__EXERCISE PROMPT__
Starting at the line that contains "Reproduce this diagram with TikZ." and stopping at the line that contains "width=188,minimum height=96] (b7)", copy every line exactly, both ends included, without the pictures.

__RECORDED DATA__
###

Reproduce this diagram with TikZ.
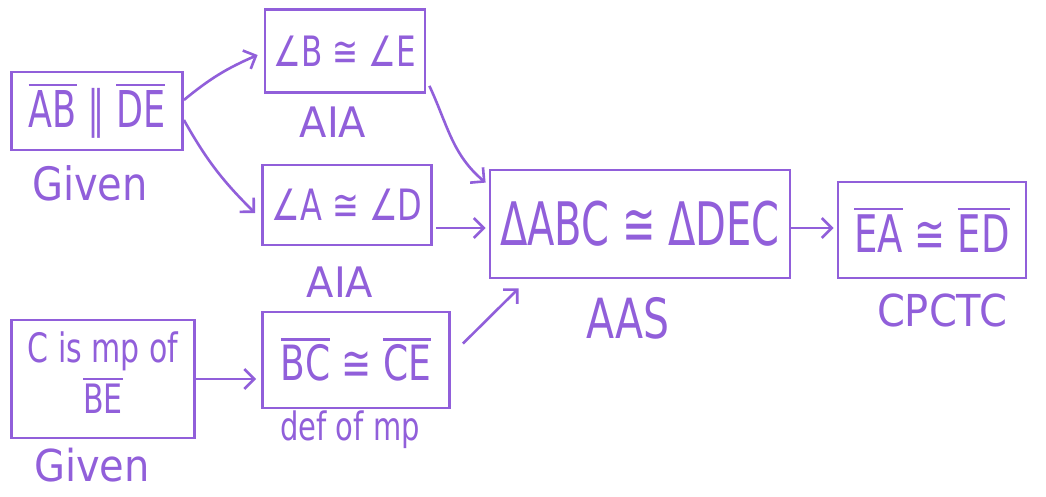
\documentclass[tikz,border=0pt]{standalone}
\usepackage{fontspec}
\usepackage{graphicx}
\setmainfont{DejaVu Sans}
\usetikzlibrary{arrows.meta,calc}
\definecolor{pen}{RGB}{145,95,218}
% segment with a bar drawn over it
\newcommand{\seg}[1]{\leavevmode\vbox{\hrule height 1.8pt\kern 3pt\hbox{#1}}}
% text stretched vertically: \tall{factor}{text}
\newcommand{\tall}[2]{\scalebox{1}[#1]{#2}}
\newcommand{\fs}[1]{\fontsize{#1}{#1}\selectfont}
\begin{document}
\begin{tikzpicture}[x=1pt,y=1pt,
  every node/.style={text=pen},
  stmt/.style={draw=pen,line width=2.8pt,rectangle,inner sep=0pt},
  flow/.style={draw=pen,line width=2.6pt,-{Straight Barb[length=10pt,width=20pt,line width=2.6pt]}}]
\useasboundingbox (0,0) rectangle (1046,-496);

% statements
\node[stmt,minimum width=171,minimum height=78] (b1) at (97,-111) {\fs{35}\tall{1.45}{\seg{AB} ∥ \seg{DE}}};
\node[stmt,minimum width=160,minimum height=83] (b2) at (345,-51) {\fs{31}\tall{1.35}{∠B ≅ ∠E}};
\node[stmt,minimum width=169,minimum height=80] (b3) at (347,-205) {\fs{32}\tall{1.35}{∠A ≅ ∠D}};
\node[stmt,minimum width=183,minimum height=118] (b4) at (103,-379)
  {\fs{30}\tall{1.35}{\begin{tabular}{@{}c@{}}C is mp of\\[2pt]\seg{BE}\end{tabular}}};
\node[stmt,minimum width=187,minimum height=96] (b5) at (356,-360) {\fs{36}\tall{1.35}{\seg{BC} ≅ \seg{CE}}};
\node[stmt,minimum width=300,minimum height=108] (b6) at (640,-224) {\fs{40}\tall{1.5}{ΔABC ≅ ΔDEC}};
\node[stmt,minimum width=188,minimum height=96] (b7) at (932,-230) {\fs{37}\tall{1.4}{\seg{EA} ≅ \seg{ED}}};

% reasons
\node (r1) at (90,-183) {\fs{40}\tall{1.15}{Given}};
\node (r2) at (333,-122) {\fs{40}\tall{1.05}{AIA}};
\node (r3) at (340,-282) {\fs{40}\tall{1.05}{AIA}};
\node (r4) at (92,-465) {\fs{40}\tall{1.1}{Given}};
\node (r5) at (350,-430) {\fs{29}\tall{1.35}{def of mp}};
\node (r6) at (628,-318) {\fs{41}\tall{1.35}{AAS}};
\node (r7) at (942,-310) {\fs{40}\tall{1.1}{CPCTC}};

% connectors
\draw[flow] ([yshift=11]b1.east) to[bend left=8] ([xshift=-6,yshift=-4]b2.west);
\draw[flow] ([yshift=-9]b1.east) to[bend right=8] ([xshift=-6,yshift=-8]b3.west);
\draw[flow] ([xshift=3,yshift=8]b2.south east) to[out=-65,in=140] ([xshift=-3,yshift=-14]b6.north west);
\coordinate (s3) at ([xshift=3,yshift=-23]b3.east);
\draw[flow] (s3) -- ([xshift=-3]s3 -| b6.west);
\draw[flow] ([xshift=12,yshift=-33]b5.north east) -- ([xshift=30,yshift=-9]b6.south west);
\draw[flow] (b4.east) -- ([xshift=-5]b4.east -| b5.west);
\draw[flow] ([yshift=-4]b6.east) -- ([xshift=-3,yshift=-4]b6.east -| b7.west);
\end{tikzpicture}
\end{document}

###

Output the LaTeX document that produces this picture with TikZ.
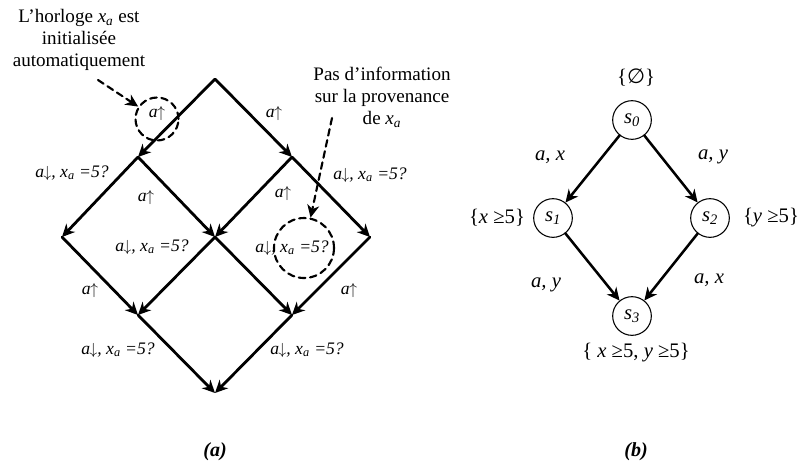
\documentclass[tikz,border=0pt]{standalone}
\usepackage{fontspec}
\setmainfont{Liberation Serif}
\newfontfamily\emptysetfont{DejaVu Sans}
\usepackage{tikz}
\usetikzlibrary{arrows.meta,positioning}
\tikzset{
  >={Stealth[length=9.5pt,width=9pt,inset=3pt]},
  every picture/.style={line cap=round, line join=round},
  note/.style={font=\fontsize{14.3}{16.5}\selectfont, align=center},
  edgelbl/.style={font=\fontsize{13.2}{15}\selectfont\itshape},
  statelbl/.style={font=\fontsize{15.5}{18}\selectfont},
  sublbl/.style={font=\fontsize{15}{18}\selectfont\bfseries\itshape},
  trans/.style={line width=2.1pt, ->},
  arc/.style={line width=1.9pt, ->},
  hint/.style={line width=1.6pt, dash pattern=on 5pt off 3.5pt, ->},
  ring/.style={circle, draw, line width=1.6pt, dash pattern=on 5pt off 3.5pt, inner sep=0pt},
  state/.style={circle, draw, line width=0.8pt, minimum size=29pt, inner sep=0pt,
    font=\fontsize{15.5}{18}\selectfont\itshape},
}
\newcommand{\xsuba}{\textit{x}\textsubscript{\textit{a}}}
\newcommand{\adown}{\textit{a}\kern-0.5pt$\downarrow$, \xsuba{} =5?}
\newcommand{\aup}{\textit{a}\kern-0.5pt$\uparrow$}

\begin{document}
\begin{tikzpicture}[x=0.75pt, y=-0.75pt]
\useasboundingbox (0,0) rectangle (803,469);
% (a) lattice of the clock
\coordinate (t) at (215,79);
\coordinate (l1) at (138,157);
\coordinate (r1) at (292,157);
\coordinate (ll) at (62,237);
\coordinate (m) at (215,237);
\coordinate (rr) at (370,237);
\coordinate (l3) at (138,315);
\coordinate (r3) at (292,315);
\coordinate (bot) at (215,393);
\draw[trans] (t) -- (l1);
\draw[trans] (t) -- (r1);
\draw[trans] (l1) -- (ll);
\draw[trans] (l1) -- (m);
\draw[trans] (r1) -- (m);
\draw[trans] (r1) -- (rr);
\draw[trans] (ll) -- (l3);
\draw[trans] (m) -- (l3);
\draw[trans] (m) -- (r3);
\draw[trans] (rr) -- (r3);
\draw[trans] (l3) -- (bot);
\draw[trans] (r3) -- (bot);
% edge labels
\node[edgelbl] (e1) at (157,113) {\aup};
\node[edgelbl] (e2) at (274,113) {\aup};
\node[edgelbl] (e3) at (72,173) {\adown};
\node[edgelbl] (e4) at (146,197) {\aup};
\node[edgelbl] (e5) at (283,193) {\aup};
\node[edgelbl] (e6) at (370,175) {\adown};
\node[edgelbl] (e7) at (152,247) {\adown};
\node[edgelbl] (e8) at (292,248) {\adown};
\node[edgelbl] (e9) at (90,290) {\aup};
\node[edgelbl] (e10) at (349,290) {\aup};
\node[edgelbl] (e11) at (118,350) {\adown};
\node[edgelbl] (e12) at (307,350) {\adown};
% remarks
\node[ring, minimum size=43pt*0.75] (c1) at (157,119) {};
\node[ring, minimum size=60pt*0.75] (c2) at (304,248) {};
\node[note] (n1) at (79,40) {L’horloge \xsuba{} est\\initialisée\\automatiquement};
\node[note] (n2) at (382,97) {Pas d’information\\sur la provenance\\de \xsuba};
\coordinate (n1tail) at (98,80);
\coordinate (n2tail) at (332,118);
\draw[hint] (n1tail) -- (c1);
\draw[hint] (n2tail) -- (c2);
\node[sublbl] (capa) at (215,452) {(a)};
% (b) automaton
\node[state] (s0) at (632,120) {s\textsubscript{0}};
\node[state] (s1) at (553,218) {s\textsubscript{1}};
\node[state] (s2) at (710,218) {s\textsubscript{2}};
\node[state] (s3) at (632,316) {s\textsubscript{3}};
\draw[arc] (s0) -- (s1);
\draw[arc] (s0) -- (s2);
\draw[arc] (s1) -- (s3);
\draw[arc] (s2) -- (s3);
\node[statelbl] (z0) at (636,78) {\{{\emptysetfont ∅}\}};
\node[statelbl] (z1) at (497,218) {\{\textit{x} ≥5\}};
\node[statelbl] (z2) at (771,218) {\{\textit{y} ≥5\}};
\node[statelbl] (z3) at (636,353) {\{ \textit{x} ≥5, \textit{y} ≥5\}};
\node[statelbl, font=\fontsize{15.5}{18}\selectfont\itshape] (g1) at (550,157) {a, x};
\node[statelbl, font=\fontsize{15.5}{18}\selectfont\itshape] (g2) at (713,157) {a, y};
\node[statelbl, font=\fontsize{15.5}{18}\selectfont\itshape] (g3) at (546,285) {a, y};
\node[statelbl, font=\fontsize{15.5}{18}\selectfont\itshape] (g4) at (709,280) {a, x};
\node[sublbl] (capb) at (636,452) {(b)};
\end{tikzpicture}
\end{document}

###

__ANSWER BELOW__
Reproduce this diagram with TikZ.
\documentclass[tikz,border=0pt]{standalone}
\usepackage{fontspec}
\usepackage{graphicx}
\setmainfont{DejaVu Sans}
\usetikzlibrary{arrows.meta,calc}
\definecolor{pen}{RGB}{145,95,218}
% segment with a bar drawn over it
\newcommand{\seg}[1]{\leavevmode\vbox{\hrule height 1.8pt\kern 3pt\hbox{#1}}}
% text stretched vertically: \tall{factor}{text}
\newcommand{\tall}[2]{\scalebox{1}[#1]{#2}}
\newcommand{\fs}[1]{\fontsize{#1}{#1}\selectfont}
\begin{document}
\begin{tikzpicture}[x=1pt,y=1pt,
  every node/.style={text=pen},
  stmt/.style={draw=pen,line width=2.8pt,rectangle,inner sep=0pt},
  flow/.style={draw=pen,line width=2.6pt,-{Straight Barb[length=10pt,width=20pt,line width=2.6pt]}}]
\useasboundingbox (0,0) rectangle (1046,-496);

% statements
\node[stmt,minimum width=171,minimum height=78] (b1) at (97,-111) {\fs{35}\tall{1.45}{\seg{AB} ∥ \seg{DE}}};
\node[stmt,minimum width=160,minimum height=83] (b2) at (345,-51) {\fs{31}\tall{1.35}{∠B ≅ ∠E}};
\node[stmt,minimum width=169,minimum height=80] (b3) at (347,-205) {\fs{32}\tall{1.35}{∠A ≅ ∠D}};
\node[stmt,minimum width=183,minimum height=118] (b4) at (103,-379)
  {\fs{30}\tall{1.35}{\begin{tabular}{@{}c@{}}C is mp of\\[2pt]\seg{BE}\end{tabular}}};
\node[stmt,minimum width=187,minimum height=96] (b5) at (356,-360) {\fs{36}\tall{1.35}{\seg{BC} ≅ \seg{CE}}};
\node[stmt,minimum width=300,minimum height=108] (b6) at (640,-224) {\fs{40}\tall{1.5}{ΔABC ≅ ΔDEC}};
\node[stmt,minimum width=188,minimum height=96] (b7) at (932,-230) {\fs{37}\tall{1.4}{\seg{EA} ≅ \seg{ED}}};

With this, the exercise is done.